TK--The first letter or letters
represent the General Subject Area--in this case, 'TK' stands
for Electrical Engineering; Electronics; Nuclear Engineering
5105.882--the
numbers in the second line of the call number represent a more
specific subject area--here, it stands for aspects of, or services
on the internet, browsers.
.M39--
Author or title. For this book, it stands for Maze, Susan.
1997--
Year of publication.
This
book is Authoritative
Guide to Web Search Engines
by Susan Maze.
E--The
General Subject Area is United States History
332--This
more specific subject area represents biographies of Thomas Jefferson.
.R196--This
stands for the Author's last name, in this case Randall.
1993--Year
of publication.
The
book is Thomas Jefferson: a life
by Willard Sterne Randall.
1. Read
the first line in alphabetical order:
A, B, BF, C, D, ...L, LB, LC, M, ML ...
2. Read
the second line as a whole number:
1, 2, 3, 45, 100, 1000, 2000, 2340 ...
3. The
third line is a combination of a letter and one or more numbers.
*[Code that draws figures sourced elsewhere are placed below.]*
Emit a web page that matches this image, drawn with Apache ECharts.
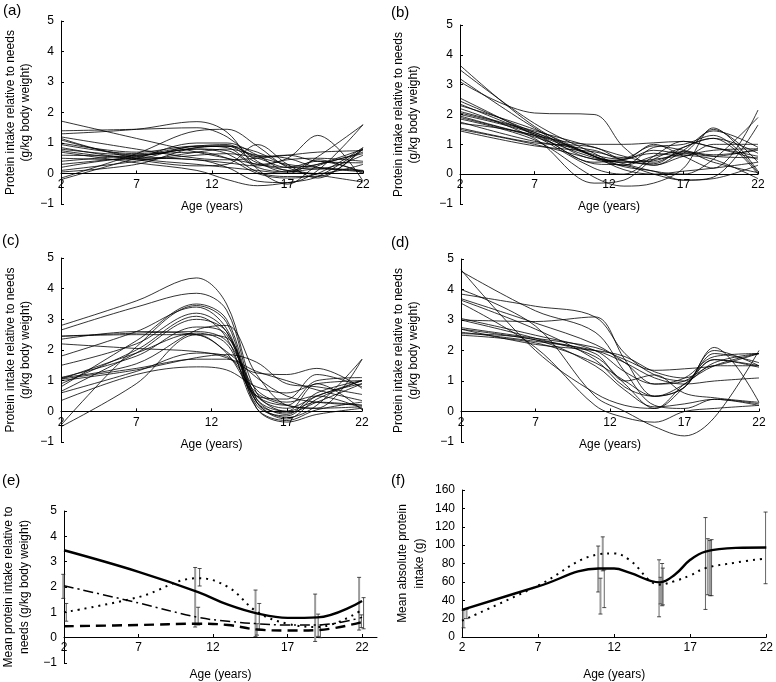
<!DOCTYPE html>
<html><head><meta charset="utf-8">
<script src="https://cdn.jsdelivr.net/npm/echarts@6/dist/echarts.min.js"></script>
<style>html,body{margin:0;padding:0;background:#fff}#c{width:776px;height:682px}</style>
</head><body><div id="c"></div>
<script>
// ---------- data ----------
const SPAG_AGES = [2, 7, 11, 13, 15, 17, 19, 22];
const panelA = [
 [1.72,1.15,0.7,0.5,0.3,0.1,-0.05,-0.28],
 [1.4,1.45,1.5,1.2,0.4,0.05,0.15,0.05],
 [1.3,1.45,1.7,1.35,0.15,-0.35,0.25,0.65],
 [1.15,0.6,0.85,0.9,0.55,0.3,0.2,0.1],
 [1.1,0.5,0.3,0.2,0.1,0.0,0.55,1.6],
 [1.0,0.7,0.9,0.85,0.3,0.5,1.25,-0.25],
 [0.85,0.45,0.25,0.3,0.95,0.3,-0.15,0.85],
 [0.8,0.6,0.8,0.65,0.05,-0.1,-0.1,0.8],
 [0.75,0.5,0.9,0.9,0.35,0.2,0.4,0.05],
 [0.6,0.55,0.45,0.35,0.25,0.45,0.5,0.4],
 [0.5,0.45,0.6,0.65,0.5,0.2,0.3,0.7],
 [0.4,0.6,0.7,0.5,0.0,-0.15,0.0,0.85],
 [0.3,0.55,0.8,0.75,0.2,0.05,0.45,0.0],
 [0.2,0.5,0.45,0.2,-0.25,-0.3,0.1,1.6],
 [0.1,0.4,0.7,0.8,0.6,0.5,0.2,0.1],
 [-0.2,0.5,1.0,1.0,0.6,0.1,0.3,0.8],
 [-0.15,0.65,1.4,1.45,0.9,0.2,0.0,0.3],
 [0.95,0.65,0.9,0.95,0.55,0.6,0.4,0.35],
 [0.7,0.35,0.1,-0.2,-0.4,-0.3,-0.1,0.8],
 [1.2,0.8,0.5,0.45,0.5,0.6,0.7,0.75],
 [0.05,0.3,0.85,0.9,0.7,0.25,0.15,0.6]
];
const panelB = [
 [3.65,1.6,0.6,0.4,0.5,0.7,1.5,0.4],
 [3.5,1.7,0.7,0.3,0.9,1.0,1.3,0.05],
 [3.2,1.55,0.5,0.45,0.3,0.8,1.45,0.9],
 [3.1,2.05,2.0,0.9,0.3,0.6,0.8,0.85],
 [2.55,1.3,0.2,0.0,0.6,1.1,0.9,0.6],
 [2.45,1.4,0.65,0.5,1.0,0.6,0.2,2.15],
 [2.35,1.35,0.6,0.35,0.1,0.0,0.5,1.9],
 [2.2,1.2,-0.3,-0.2,0.5,0.9,1.2,0.0],
 [2.1,1.45,0.9,0.6,0.4,0.75,0.65,0.8],
 [2.05,1.4,0.6,0.25,0.1,-0.2,-0.1,1.65],
 [1.95,1.3,1.0,1.0,1.05,1.1,0.9,0.5],
 [1.9,1.25,0.55,0.4,0.45,0.7,0.6,0.85],
 [1.85,1.15,-0.1,-0.4,-0.3,0.2,1.55,0.1],
 [1.75,1.1,0.8,0.5,0.8,0.65,0.5,-0.15],
 [1.7,1.3,0.35,0.3,0.0,-0.2,-0.15,0.3],
 [1.55,1.05,0.9,0.45,0.35,0.9,1.2,0.7],
 [1.5,1.0,0.5,0.3,0.6,0.75,0.4,0.05],
 [1.45,0.95,0.75,0.55,0.95,0.8,0.6,0.55],
 [2.3,1.5,0.6,0.15,0.0,0.1,0.2,0.4],
 [2.0,1.35,0.4,0.5,0.7,0.6,1.0,1.0]
];
const panelC = [
 [2.8,3.6,4.35,3.5,0.6,0.0,0.3,0.2],
 [2.65,3.4,3.85,3.3,0.4,-0.1,0.6,1.0],
 [2.45,2.55,2.6,2.3,0.7,0.3,0.5,0.1],
 [2.35,2.6,2.5,1.9,0.5,0.2,1.0,1.1],
 [2.2,2.05,1.95,1.75,1.25,1.2,1.4,0.75],
 [1.8,2.6,3.4,2.7,0.3,-0.2,0.2,1.7],
 [1.5,2.2,3.2,2.6,0.2,-0.15,0.5,0.9],
 [1.1,1.55,2.65,2.8,1.2,0.2,0.1,0.15],
 [1.05,1.4,1.7,1.7,1.3,1.0,0.7,0.35],
 [1.0,1.35,1.75,1.85,1.6,0.9,0.8,0.55],
 [0.9,2.0,3.1,2.4,0.1,-0.3,0.05,0.3],
 [0.8,2.3,3.5,3.0,0.3,-0.25,0.4,1.0],
 [0.65,1.9,3.0,2.6,0.4,0.0,0.9,0.05],
 [0.6,1.3,1.9,1.8,0.6,0.2,0.1,1.7],
 [0.35,1.2,1.45,1.35,0.8,0.6,0.9,1.0],
 [-0.45,2.1,3.45,2.9,0.1,-0.35,-0.1,0.1],
 [-0.5,0.9,2.5,2.4,0.5,0.1,0.5,1.0],
 [1.05,1.9,2.55,2.2,0.5,0.4,1.2,0.8],
 [2.45,2.5,2.5,1.95,1.1,0.5,0.3,0.2],
 [1.1,1.8,2.75,2.5,0.3,-0.05,0.3,0.9]
];
const panelD = [
 [4.65,2.0,0.6,0.2,0.1,0.8,1.7,1.5],
 [4.6,3.3,2.6,1.3,0.2,0.1,0.4,0.2],
 [4.0,2.8,0.5,0.0,-0.5,-0.8,-0.2,2.0],
 [3.85,3.45,3.1,1.9,1.2,1.0,1.9,1.6],
 [3.7,2.9,2.2,1.6,0.9,1.1,1.8,1.9],
 [3.65,2.7,1.7,0.8,0.5,0.9,1.6,1.9],
 [3.55,2.1,0.2,-0.2,-0.35,0.0,0.1,0.2],
 [3.05,2.5,2.0,1.3,0.9,1.0,1.7,1.45],
 [3.0,2.95,3.1,1.7,0.5,0.8,2.0,1.5],
 [2.75,2.4,2.1,1.7,1.35,1.4,1.5,1.9],
 [2.7,2.35,1.9,1.0,1.2,0.6,0.45,0.3],
 [2.6,2.3,2.0,1.6,1.1,0.9,1.0,1.1],
 [2.55,2.35,1.5,0.7,0.15,0.25,0.4,0.25],
 [2.5,2.25,1.6,1.0,0.5,0.8,2.1,0.3],
 [2.7,2.2,2.0,1.8,1.3,1.1,1.5,1.5],
 [3.0,2.4,1.8,0.9,0.1,0.9,1.5,1.9]
];
// panel (e): group means (g/kg)
const E_AGES = [2, 7, 11, 13, 15, 17, 19, 22];
const eSolid   = [3.45, 2.6, 1.8, 1.3, 0.95, 0.78, 0.8, 1.45];
const eDotted  = [1.0, 1.6, 2.35, 2.0, 1.0, 0.55, 0.42, 1.1];
const eDashDot = [2.05, 1.37, 0.8, 0.65, 0.55, 0.5, 0.5, 0.8];
const eDashed  = [0.45, 0.5, 0.55, 0.5, 0.32, 0.28, 0.3, 0.62];
// error bars [age, low, high]
const eBarsGrey  = [[1.95,1.55,2.5],[10.8,0.42,2.77],[14.85,0.04,1.88],[18.85,-0.15,1.72],[21.8,0.3,2.38]];
const eBarsBlack = [[2.15,0.65,1.35],[11.1,2.04,2.73],[11.0,0.5,1.2],[15.1,0.3,1.35],[14.95,0.1,0.55],[19.05,0.05,0.93],[19.2,0.0,0.5],[22.1,0.35,1.58],[21.95,0.4,0.9]];
// panel (f): absolute protein (g)
const F_AGES = [2, 7, 11, 12, 13, 15, 16, 17, 18, 20, 22];
const fSolid  = [29.6, 55, 74.5, 74.5, 70, 59.5, 68, 84, 93, 97, 97.4];
const fDotted = [17.7, 56, 90, 91, 84, 57, 61, 67, 75, 81, 85.6];
const fBarsGrey  = [[2.1,10,29],[2.3,20,30],[10.95,49,99],[11.1,25,64],[11.25,72,109],[15.05,36,65],[15.2,35,75],[18.15,46,107],[18.3,45,105]];
const fBarsBlack = [[11.35,32,73],[14.95,22,84],[15.15,34,80],[18.0,30,130],[18.4,45,106],[21.95,58,136]];
const AGE_START = 2;

// ---------- chart ----------
const FONT = '"Liberation Sans", Arial, Helvetica, sans-serif';
const chart = echarts.init(document.getElementById('c'), null, {renderer:'canvas'});
const grids = [
 {left:61, top:21, width:302, height:183},
 {left:460, top:25, width:298, height:179},
 {left:61, top:258, width:301, height:184},
 {left:461, top:259, width:298, height:183},
 {left:64, top:511, width:313, height:156},
 {left:462, top:490, width:306, height:151}
];
const yNames = [
 'Protein intake relative to needs\n(g/kg body weight)',
 'Protein intake relative to needs\n(g/kg body weight)',
 'Protein intake relative to needs\n(g/kg body weight)',
 'Protein intake relative to needs\n(g/kg body weight)',
 'Mean protein intake relative to\nneeds (g/kg body weight)',
 'Mean absolute protein\nintake (g)'
];
const yGaps = [28, 39, 28, 40, 31, 34];
const yLH = [15, 15, 15, 15, 16, 17];
const xGaps = [27, 27, 27, 27, 32, 32];
const yRange = [[-1,5,1],[-1,5,1],[-1,5,1],[-1,5,1],[-1,5,1],[0,160,20]];

const xAxes = grids.map((g, i) => {
  const r = yRange[i];
  // place the x axis at y = 0 of its value axis (shift up from the grid bottom)
  const zeroOffset = -g.height * (0 - r[0]) / (r[1] - r[0]);
  return {
    type:'value', gridIndex:i, min:0, max: i===4 ? 21 : 20, interval:5,
    offset: zeroOffset,
    axisLine:{show:true, onZero:false, lineStyle:{color:'#000', width:1}},
    axisTick:{show:true, inside:true, length:3, lineStyle:{color:'#000'}},
    axisLabel:{color:'#000', fontSize:12, fontFamily:FONT, margin:5, showMaxLabel: i!==4,
      formatter: v => (v % 5 === 0 ? String(v + AGE_START) : '')},
    splitLine:{show:false},
    name:'Age (years)', nameLocation:'middle', nameGap:xGaps[i],
    nameTextStyle:{color:'#000', fontSize:12, fontFamily:FONT}
  };
});
const yAxes = grids.map((g, i) => {
  const r = yRange[i];
  return {
    type:'value', gridIndex:i, min:r[0], max:r[1], interval:r[2],
    axisLine:{show:true, onZero:false, lineStyle:{color:'#000', width:1}},
    axisTick:{show:true, inside:true, length:3, lineStyle:{color:'#000'}},
    axisLabel:{color:'#000', fontSize:12, fontFamily:FONT, margin:7,
      formatter: v => (v < 0 ? '\u2212' + Math.abs(v) : String(v))},
    splitLine:{show:false},
    name:yNames[i], nameLocation:'middle', nameGap:yGaps[i],
    nameTextStyle:{color:'#000', fontSize:12, fontFamily:FONT, lineHeight:yLH[i], align:'center'}
  };
});

const series = [];
[panelA, panelB, panelC, panelD].forEach((curves, p) => {
  curves.forEach(c => {
    series.push({
      type:'line', xAxisIndex:p, yAxisIndex:p, smooth:0.35, symbol:'none', silent:true,
      lineStyle:{color:'#000', width:0.8},
      data: SPAG_AGES.map((a, k) => [a - AGE_START, c[k]])
    });
  });
});
function barSeries(p, bars, color, width, cap) {
  return {
    type:'custom', xAxisIndex:p, yAxisIndex:p, silent:true, z:1,
    data: bars.map(b => [b[0] - AGE_START, b[1], b[2]]),
    encode:{x:0, y:[1,2]},
    renderItem: (params, api) => {
      const lo = api.coord([api.value(0), api.value(1)]);
      const hi = api.coord([api.value(0), api.value(2)]);
      const st = {stroke:color, lineWidth:width};
      const cst = {stroke:'#222', lineWidth:0.8};
      return {type:'group', children:[
        {type:'line', shape:{x1:lo[0], y1:lo[1], x2:hi[0], y2:hi[1]}, style:st},
        {type:'line', shape:{x1:lo[0]-cap, y1:lo[1], x2:lo[0]+cap, y2:lo[1]}, style:cst},
        {type:'line', shape:{x1:hi[0]-cap, y1:hi[1], x2:hi[0]+cap, y2:hi[1]}, style:cst}
      ]};
    }
  };
}
series.push(barSeries(4, eBarsGrey, '#9a9a9a', 2, 2));
series.push(barSeries(4, eBarsBlack, '#444', 0.9, 2));
series.push(barSeries(5, fBarsGrey, '#9a9a9a', 2, 2));
series.push(barSeries(5, fBarsBlack, '#555', 0.9, 2));

function meanLine(p, ages, vals, ls) {
  return {type:'line', xAxisIndex:p, yAxisIndex:p, smooth:0.4, symbol:'none', silent:true, z:3,
    lineStyle:Object.assign({color:'#000'}, ls),
    data: ages.map((a, k) => [a - AGE_START, vals[k]])};
}
series.push(meanLine(4, E_AGES, eSolid, {width:2.4}));
series.push(meanLine(4, E_AGES, eDotted, {width:2, type:[2,5]}));
series.push(meanLine(4, E_AGES, eDashDot, {width:1.5, type:[10,4,2,4]}));
series.push(meanLine(4, E_AGES, eDashed, {width:2.4, type:[10,6]}));
series.push(meanLine(5, F_AGES, fSolid, {width:2.4}));
series.push(meanLine(5, F_AGES, fDotted, {width:2, type:[2,5]}));

const labels = [['(a)',3,3],['(b)',391,5],['(c)',2,233],['(d)',391,235],['(e)',2,473],['(f)',391,473]];
const graphic = labels.map(l => ({type:'text', left:l[1], top:l[2],
  style:{text:l[0], fill:'#000', font:'15px ' + FONT}}));

chart.setOption({
  animation:false, backgroundColor:'#fff',
  grid:grids, xAxis:xAxes, yAxis:yAxes, series:series, graphic:graphic
});
</script></body></html>
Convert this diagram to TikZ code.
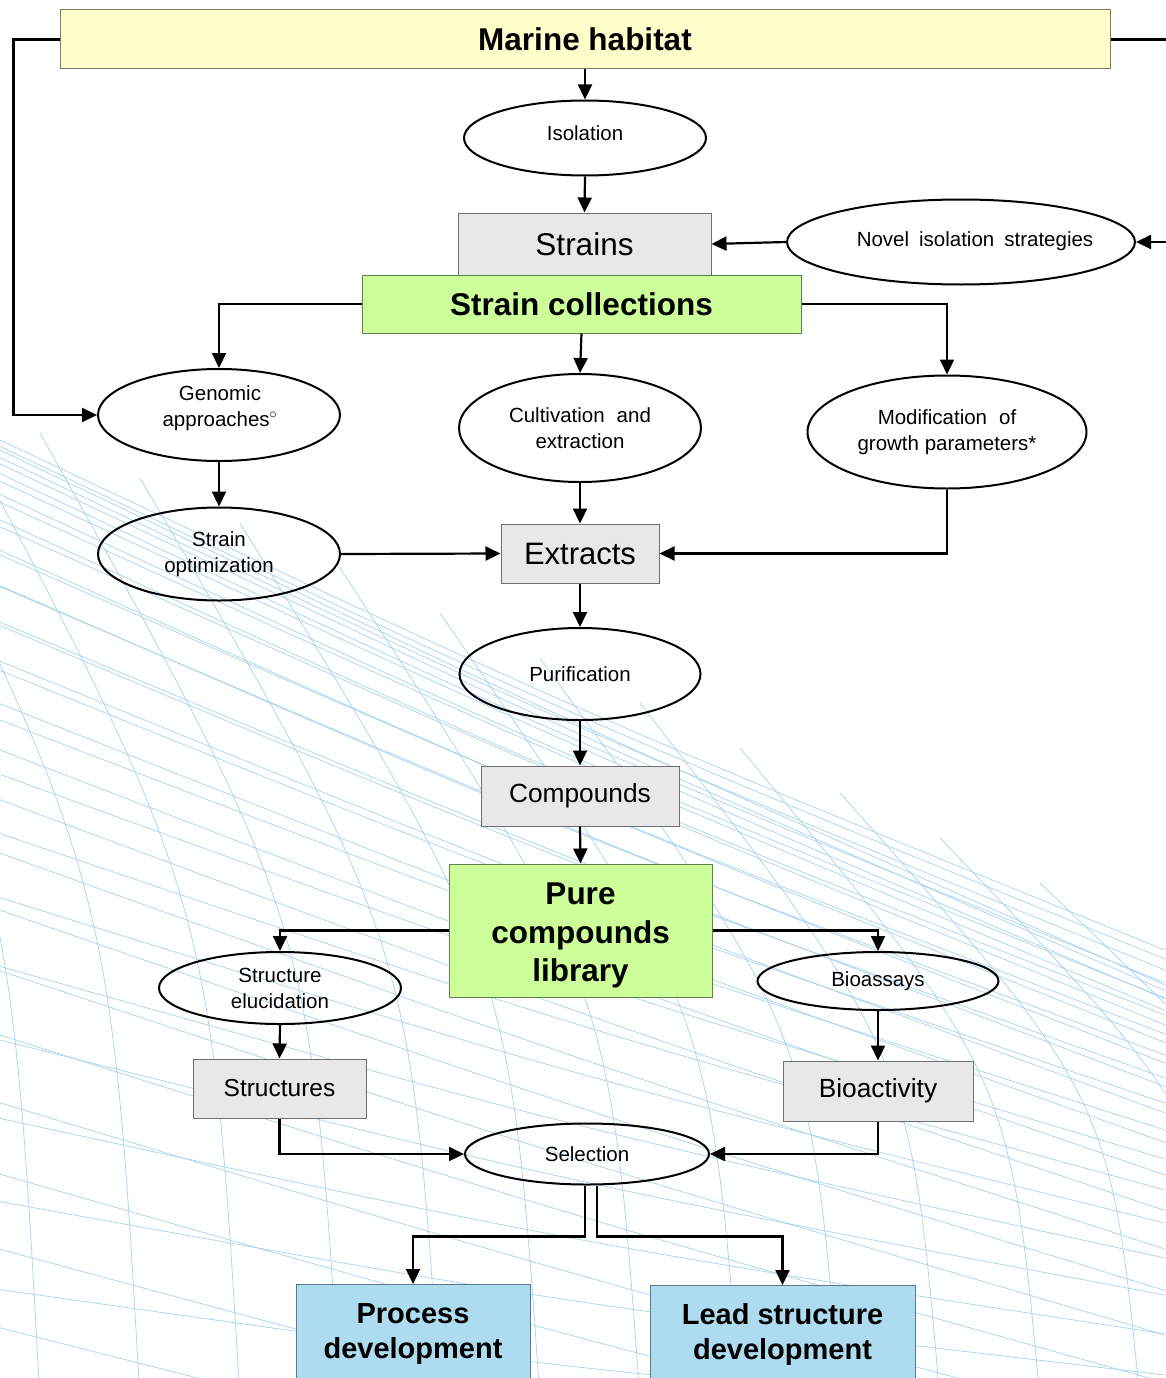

Read
the letter alphabetically. Read the number(s) as a decimal.
.C65 = .65 .C724 = .724
Example:
.B before .C -or- .34 before .55 -or- .554
before .63
Some
call numbers have more than one combination letter-number line.
Example:
RC 607 .A26 S56 1989
RC stands for internal medicine
607 .A26
stands for AIDS
S56 represents the author's last name--Silverstein
1989--the year of publication.
The
book is AIDS: deadly threat by Alvin Silverstein.
4. Read
the date chronologically:
1776, 1848, 1929, 1964, 1998, 2003
Some call numbers don't have dates, especially if it represents the
first edition of a work or if it was published before 1982 (that's
when the Library of Congress began requiring that the date be added
to the last line of all call numbers).